GIVEN REQUEST: Provide nothing but the number of lines containing the string "code".

RECORDS FOR THE EXERCISE:
* start *

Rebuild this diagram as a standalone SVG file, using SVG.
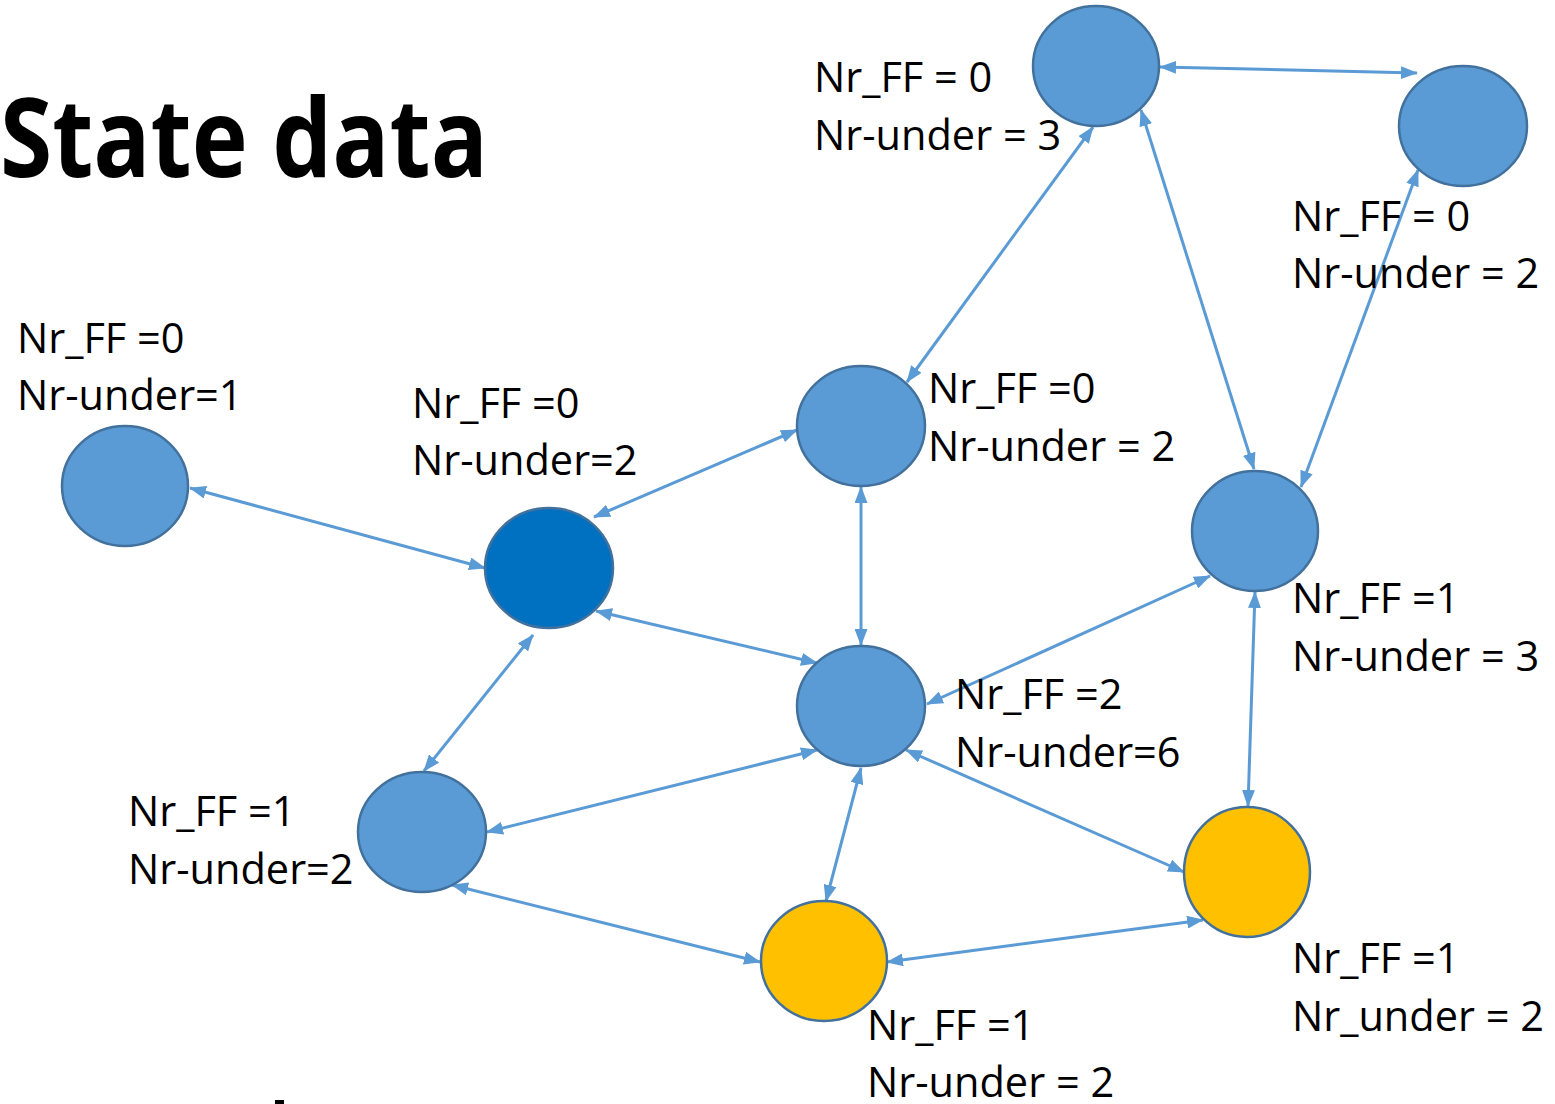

* end *
* start *

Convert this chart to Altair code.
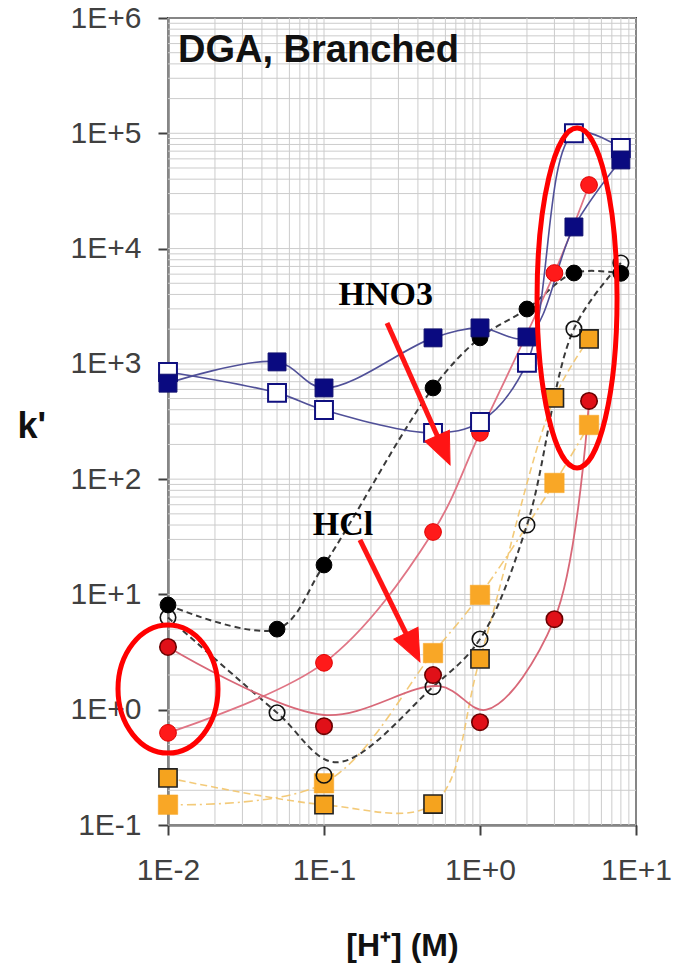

* end *
* start *

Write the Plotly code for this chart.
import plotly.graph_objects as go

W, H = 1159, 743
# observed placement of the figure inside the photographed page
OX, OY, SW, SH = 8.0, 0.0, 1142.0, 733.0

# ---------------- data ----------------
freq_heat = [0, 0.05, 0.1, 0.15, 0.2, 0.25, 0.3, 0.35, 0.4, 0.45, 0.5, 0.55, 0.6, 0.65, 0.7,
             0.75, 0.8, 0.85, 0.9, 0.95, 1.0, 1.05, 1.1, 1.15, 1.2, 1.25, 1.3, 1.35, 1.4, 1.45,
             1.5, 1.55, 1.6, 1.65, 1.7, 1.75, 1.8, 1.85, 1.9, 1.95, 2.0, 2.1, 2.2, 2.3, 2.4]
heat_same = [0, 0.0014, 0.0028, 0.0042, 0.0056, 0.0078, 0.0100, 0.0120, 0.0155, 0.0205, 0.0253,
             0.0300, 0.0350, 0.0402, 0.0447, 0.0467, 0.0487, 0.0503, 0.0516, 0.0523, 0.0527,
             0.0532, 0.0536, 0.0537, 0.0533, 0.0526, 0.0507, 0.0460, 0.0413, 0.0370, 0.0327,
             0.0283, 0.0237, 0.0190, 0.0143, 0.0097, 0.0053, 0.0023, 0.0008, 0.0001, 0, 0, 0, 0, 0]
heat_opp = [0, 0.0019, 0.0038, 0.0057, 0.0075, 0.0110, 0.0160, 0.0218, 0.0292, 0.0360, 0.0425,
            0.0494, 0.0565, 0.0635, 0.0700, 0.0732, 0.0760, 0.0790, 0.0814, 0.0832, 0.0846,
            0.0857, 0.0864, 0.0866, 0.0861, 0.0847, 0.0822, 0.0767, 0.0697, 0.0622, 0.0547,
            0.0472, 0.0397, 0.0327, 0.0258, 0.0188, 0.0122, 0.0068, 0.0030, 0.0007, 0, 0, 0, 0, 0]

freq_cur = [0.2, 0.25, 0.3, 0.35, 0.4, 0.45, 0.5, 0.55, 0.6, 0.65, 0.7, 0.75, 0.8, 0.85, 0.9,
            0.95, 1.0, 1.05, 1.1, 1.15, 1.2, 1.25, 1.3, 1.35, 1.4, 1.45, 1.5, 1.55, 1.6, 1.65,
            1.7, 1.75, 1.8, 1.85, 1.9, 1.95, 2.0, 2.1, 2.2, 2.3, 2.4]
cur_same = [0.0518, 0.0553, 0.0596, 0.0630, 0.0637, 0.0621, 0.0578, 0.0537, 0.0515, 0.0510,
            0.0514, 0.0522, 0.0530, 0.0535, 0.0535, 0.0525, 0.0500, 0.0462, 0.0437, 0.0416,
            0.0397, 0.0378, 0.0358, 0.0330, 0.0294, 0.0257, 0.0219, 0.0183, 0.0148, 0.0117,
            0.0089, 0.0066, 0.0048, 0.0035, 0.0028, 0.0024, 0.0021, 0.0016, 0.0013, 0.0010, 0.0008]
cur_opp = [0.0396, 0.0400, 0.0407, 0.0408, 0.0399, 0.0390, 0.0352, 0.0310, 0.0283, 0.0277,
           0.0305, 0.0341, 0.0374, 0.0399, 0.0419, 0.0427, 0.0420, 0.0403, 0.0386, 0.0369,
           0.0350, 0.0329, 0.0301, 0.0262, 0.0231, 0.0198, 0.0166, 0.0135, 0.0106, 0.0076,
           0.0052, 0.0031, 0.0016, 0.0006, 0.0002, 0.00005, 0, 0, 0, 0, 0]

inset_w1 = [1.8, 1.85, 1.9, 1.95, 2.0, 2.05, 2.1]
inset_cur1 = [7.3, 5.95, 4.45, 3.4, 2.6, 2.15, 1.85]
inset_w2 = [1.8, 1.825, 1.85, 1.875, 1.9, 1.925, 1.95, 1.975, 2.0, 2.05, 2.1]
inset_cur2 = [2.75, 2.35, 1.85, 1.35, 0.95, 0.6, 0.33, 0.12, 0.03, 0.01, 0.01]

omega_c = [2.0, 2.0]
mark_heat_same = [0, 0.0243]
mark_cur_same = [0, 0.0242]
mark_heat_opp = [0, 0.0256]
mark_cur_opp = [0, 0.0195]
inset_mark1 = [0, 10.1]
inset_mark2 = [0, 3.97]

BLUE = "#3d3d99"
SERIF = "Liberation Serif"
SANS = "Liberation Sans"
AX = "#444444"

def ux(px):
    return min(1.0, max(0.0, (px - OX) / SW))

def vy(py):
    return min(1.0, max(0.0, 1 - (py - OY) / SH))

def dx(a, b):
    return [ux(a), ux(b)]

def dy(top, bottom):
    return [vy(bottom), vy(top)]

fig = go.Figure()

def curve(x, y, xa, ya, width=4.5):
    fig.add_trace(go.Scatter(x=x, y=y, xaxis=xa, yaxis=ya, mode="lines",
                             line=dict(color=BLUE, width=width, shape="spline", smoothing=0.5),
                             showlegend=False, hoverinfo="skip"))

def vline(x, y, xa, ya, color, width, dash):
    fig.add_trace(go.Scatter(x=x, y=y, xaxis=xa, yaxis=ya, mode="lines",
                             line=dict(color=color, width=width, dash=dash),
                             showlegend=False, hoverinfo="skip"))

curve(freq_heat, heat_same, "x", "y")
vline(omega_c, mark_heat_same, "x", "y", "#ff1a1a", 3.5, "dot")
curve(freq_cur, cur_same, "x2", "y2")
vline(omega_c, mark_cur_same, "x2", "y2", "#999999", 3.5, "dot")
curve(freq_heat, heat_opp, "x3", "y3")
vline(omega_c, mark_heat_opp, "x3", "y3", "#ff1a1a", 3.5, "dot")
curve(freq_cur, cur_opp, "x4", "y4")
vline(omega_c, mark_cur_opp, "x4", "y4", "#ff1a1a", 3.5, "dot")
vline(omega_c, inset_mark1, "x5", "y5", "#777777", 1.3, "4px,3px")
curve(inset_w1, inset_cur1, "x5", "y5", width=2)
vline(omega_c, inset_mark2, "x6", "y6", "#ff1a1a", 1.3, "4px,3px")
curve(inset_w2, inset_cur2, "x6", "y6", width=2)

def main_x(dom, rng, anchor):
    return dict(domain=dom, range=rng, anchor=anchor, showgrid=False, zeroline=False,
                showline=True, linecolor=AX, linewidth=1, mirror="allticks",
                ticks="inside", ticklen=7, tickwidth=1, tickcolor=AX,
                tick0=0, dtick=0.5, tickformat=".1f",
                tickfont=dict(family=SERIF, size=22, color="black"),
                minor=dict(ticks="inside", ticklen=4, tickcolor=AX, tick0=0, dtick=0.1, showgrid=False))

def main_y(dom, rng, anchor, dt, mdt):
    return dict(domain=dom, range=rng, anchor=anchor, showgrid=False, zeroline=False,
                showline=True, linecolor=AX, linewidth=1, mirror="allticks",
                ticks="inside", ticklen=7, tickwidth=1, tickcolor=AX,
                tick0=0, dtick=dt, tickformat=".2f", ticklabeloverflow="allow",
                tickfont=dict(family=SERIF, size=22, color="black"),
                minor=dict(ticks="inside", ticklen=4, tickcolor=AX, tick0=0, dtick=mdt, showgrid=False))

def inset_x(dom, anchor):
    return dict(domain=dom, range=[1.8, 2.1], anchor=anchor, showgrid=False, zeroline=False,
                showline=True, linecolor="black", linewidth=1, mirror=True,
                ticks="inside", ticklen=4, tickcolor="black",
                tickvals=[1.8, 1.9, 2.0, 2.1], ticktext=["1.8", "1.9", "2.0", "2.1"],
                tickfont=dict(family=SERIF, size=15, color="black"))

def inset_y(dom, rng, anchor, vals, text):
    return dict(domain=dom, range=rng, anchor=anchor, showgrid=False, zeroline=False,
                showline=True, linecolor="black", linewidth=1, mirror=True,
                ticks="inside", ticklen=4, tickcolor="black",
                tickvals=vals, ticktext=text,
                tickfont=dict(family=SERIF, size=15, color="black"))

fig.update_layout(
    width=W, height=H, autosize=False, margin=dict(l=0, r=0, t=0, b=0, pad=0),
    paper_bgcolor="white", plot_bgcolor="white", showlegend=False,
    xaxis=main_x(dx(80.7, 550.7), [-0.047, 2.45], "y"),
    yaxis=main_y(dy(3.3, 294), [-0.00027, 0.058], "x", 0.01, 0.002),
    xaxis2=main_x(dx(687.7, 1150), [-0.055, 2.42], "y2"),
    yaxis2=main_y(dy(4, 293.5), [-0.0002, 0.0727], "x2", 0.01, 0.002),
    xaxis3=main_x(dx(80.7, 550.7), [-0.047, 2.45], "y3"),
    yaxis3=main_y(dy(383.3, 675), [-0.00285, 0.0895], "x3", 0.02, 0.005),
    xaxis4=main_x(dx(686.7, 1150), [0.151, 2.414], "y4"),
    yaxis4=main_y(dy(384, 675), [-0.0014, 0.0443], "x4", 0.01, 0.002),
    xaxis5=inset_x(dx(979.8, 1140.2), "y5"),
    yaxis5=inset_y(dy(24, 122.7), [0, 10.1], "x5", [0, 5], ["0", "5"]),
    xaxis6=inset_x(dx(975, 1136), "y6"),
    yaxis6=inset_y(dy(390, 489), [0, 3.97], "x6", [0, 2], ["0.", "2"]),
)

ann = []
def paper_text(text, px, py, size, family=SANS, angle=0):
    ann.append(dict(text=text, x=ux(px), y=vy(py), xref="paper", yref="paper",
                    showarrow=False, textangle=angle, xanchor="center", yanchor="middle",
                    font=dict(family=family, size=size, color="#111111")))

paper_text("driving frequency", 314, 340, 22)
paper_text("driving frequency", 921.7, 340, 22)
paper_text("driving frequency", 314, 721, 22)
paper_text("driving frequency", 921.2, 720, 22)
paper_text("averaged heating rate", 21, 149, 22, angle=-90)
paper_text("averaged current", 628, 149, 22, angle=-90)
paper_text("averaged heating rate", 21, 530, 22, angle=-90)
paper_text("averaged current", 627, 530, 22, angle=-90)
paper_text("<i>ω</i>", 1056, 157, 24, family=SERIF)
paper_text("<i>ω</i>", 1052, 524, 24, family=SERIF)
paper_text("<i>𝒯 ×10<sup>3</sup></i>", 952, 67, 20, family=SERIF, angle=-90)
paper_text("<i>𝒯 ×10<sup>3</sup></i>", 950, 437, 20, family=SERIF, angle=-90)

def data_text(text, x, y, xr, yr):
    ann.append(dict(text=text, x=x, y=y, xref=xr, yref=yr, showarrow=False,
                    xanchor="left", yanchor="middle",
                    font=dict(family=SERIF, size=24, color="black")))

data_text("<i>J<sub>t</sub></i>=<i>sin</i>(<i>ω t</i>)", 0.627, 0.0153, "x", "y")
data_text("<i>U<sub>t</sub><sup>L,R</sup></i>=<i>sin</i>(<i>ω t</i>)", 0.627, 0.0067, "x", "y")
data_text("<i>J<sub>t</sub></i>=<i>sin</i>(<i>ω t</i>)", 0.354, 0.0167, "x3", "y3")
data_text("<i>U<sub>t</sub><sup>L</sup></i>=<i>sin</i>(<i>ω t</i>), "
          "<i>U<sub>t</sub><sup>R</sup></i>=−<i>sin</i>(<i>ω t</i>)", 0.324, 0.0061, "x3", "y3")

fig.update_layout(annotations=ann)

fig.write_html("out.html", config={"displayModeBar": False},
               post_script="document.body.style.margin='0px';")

* end *

WRITTEN REPLY: 2